The apparent source of the oil leak in the Gulf of Mexico following Hurricane Ida has been identified as a one-foot diameter pipeline displaced from a trench on the ocean floor and broken open by a private team of divers.

The Houston-based company Talos Energy, which is paying for the cleanup, said in a statement released Sunday evening that the ruptured pipeline is not theirs.

The company said it is coordinating the response with the U.S. Coast Guard and other state and federal organizations to determine who owns the broken pipeline.

Aerial photographs released by the Associated Press on Wednesday showed a miles-long brown and black oil slick extending approximately 2 miles south of Port Fourchon, La. At roughly 34 feet deep, the broken pipe is in comparatively shallow water.

Two additional 4-inch pipelines have also been discovered in the open and abandoned area. Although the company's statement did not specify whether oil was leaking from the two smaller pipelines, satellite images reviewed by the AP on Saturday appeared to show at least three separate slicks in the same area, with the largest drifting more than a dozen miles eastward along the Gulf coast.

The rate of oil coming to the surface has dropped drastically in the last 48 hours, according to Talos, and no new heavy black crude has been spotted in the last day.

The spill appears to have stayed out to sea so far, with little impact on the Louisiana coastline. The amount of oil in the water has yet to be determined.

The AP was also the first to report on images from the National Oceanic and Atmospheric Survey that showed widespread flooding and what seemed to be petroleum in the water at the vast Phillips 66 Alliance Refinery south of New Orleans.

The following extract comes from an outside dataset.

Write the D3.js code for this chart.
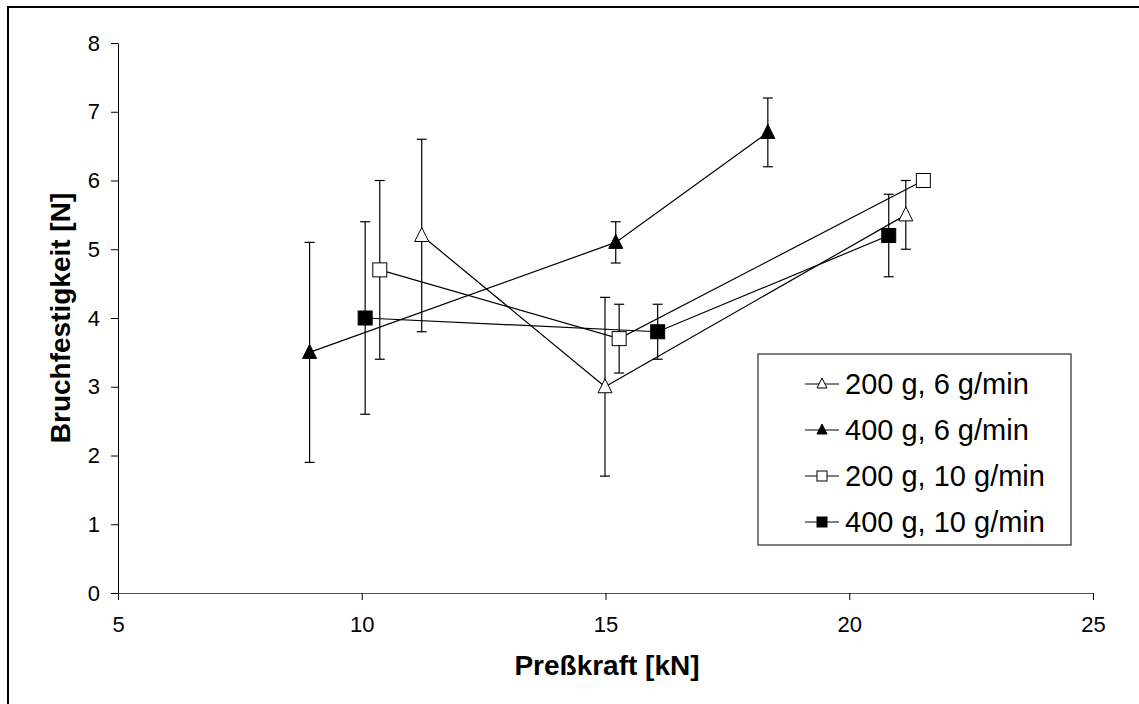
<!DOCTYPE html>
<html>

<head>
    <script type="text/javascript" src="https://cdnjs.cloudflare.com/ajax/libs/d3/7.8.5/d3.min.js"></script>
    <style>
        body {
            margin: 0;
            background: white;
        }
    </style>
</head>

<body>
    <script>
        // series names (legend)
        var seriesNames = ['200 g, 6 g/min', '400 g, 6 g/min', '200 g, 10 g/min', '400 g, 10 g/min'];
        var seriesMarker = ['triangle', 'triangle', 'square', 'square'];
        var seriesFilled = [false, true, false, true];

        // Preßkraft [kN]
        var xA = [11.23, 14.99, 21.16];
        var xB = [8.93, 15.21, 18.33];
        var xC = [10.37, 15.28, 21.52];
        var xD = [10.07, 16.07, 20.81];

        // Bruchfestigkeit [N]
        var yA = [5.2, 3.0, 5.5];
        var yB = [3.5, 5.1, 6.7];
        var yC = [4.7, 3.7, 6.0];
        var yD = [4.0, 3.8, 5.2];

        // error bar ends
        var loA = [3.8, 1.7, 5.0], hiA = [6.6, 4.3, 6.0];
        var loB = [1.9, 4.8, 6.2], hiB = [5.1, 5.4, 7.2];
        var loC = [3.4, 3.2, 6.0], hiC = [6.0, 4.2, 6.0];
        var loD = [2.6, 3.4, 4.6], hiD = [5.4, 4.2, 5.8];

        var xTicks = [5, 10, 15, 20, 25];
        var yTicks = [0, 1, 2, 3, 4, 5, 6, 7, 8];

        var series = [
            { x: xA, y: yA, lo: loA, hi: hiA },
            { x: xB, y: yB, lo: loB, hi: hiB },
            { x: xC, y: yC, lo: loC, hi: hiC },
            { x: xD, y: yD, lo: loD, hi: hiD }
        ];

        var width = 1139,
            height = 704,
            font = '"Liberation Sans", Arial, sans-serif';

        var x = d3.scaleLinear().domain([5, 25]).range([118, 1093]);
        var y = d3.scaleLinear().domain([0, 8]).range([593, 43]);

        var svg = d3.select('body')
            .append('svg')
            .attr('width', width)
            .attr('height', height);

        // outer frame
        svg.append('rect')
            .attr('x', 8)
            .attr('y', 7)
            .attr('width', 1140)
            .attr('height', 710)
            .attr('fill', 'none')
            .attr('stroke', 'black')
            .attr('stroke-width', 2);

        var xAxis = svg.append('g')
            .attr('transform', 'translate(0,' + y(0) + ')')
            .call(d3.axisBottom(x).tickValues(xTicks).tickSize(7).tickPadding(16).tickSizeOuter(0));

        var yAxis = svg.append('g')
            .attr('transform', 'translate(' + x(5) + ',0)')
            .call(d3.axisLeft(y).tickValues(yTicks).tickSize(7).tickPadding(11).tickSizeOuter(0));

        [xAxis, yAxis].forEach(function(ax) {
            ax.selectAll('path, line').attr('stroke', 'black');
            ax.selectAll('text')
                .style('font-family', font)
                .style('font-size', '22px')
                .attr('fill', 'black');
        });
        xAxis.select('.domain').attr('stroke', '#555');

        svg.append('text')
            .attr('x', 607)
            .attr('y', 675)
            .attr('text-anchor', 'middle')
            .style('font-family', font)
            .style('font-size', '28px')
            .style('font-weight', 'bold')
            .text('Preßkraft [kN]');

        svg.append('text')
            .attr('transform', 'translate(70,' + y(4) + ') rotate(-90)')
            .attr('text-anchor', 'middle')
            .style('font-family', font)
            .style('font-size', '28px')
            .style('font-weight', 'bold')
            .text('Bruchfestigkeit [N]');

        function drawMarker(g, type, filled, cx, cy) {
            if (type === 'square') {
                g.append('rect')
                    .attr('x', cx - 7)
                    .attr('y', cy - 7)
                    .attr('width', 14)
                    .attr('height', 14)
                    .attr('fill', filled ? 'black' : 'white')
                    .attr('stroke', 'black')
                    .attr('stroke-width', 1);
            } else {
                g.append('path')
                    .attr('d', 'M' + cx + ',' + (cy - 8) + 'L' + (cx + 7) + ',' + (cy + 6) + 'L' + (cx - 7) + ',' + (cy + 6) + 'Z')
                    .attr('fill', filled ? 'black' : 'white')
                    .attr('stroke', 'black')
                    .attr('stroke-width', 1);
            }
        }

        var line = d3.line()
            .x(function(d) { return x(d[0]); })
            .y(function(d) { return y(d[1]); });

        series.forEach(function(s, k) {
            var g = svg.append('g');
            var pts = s.x.map(function(v, i) { return [v, s.y[i]]; });

            // error bars
            s.x.forEach(function(v, i) {
                if (s.hi[i] === s.lo[i]) return;
                g.append('line')
                    .attr('x1', x(v)).attr('x2', x(v))
                    .attr('y1', y(s.lo[i])).attr('y2', y(s.hi[i]))
                    .attr('stroke', 'black').attr('stroke-width', 1.2);
                [s.lo[i], s.hi[i]].forEach(function(e) {
                    g.append('line')
                        .attr('x1', x(v) - 5).attr('x2', x(v) + 5)
                        .attr('y1', y(e)).attr('y2', y(e))
                        .attr('stroke', 'black').attr('stroke-width', 1.2);
                });
            });

            g.append('path')
                .datum(pts)
                .attr('d', line)
                .attr('fill', 'none')
                .attr('stroke', 'black')
                .attr('stroke-width', 1.2);

            pts.forEach(function(p) {
                drawMarker(g, seriesMarker[k], seriesFilled[k], x(p[0]), y(p[1]));
            });
        });

        // legend
        var legend = svg.append('g');
        legend.append('rect')
            .attr('x', 758)
            .attr('y', 354)
            .attr('width', 313)
            .attr('height', 191)
            .attr('fill', 'white')
            .attr('stroke', 'black')
            .attr('stroke-width', 1);

        seriesNames.forEach(function(name, k) {
            var ly = 384 + k * 46;
            legend.append('line')
                .attr('x1', 805).attr('x2', 839)
                .attr('y1', ly).attr('y2', ly)
                .attr('stroke', 'black').attr('stroke-width', 1.2);
            if (seriesMarker[k] === 'square') {
                legend.append('rect')
                    .attr('x', 817).attr('y', ly - 5)
                    .attr('width', 10).attr('height', 10)
                    .attr('fill', seriesFilled[k] ? 'black' : 'white')
                    .attr('stroke', 'black');
            } else {
                legend.append('path')
                    .attr('d', 'M822,' + (ly - 6) + 'L827,' + (ly + 4) + 'L817,' + (ly + 4) + 'Z')
                    .attr('fill', seriesFilled[k] ? 'black' : 'white')
                    .attr('stroke', 'black');
            }
            legend.append('text')
                .attr('x', 845)
                .attr('y', ly)
                .attr('dy', '.36em')
                .style('font-family', font)
                .style('font-size', '29px')
                .text(name);
        });
    </script>
</body>

</html>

Following the release of the photos by the Associated Press, the Environmental Protection Agency dispatched a specially equipped survey plane to fly over the refinery on Thursday, as well as other industrial sites in the hurricane's path of 150 mph winds and storm surge.

The recent oil spill is one of dozens of reported environmental hazards in Louisiana and the Gulf of Mexico that regulators are addressing in the aftermath of Hurricane Ida.

The Category 4 hurricane was one of the most powerful to ever hit the Gulf Coast of the U.S. It made landfall in Louisiana last Sunday, destroying entire communities.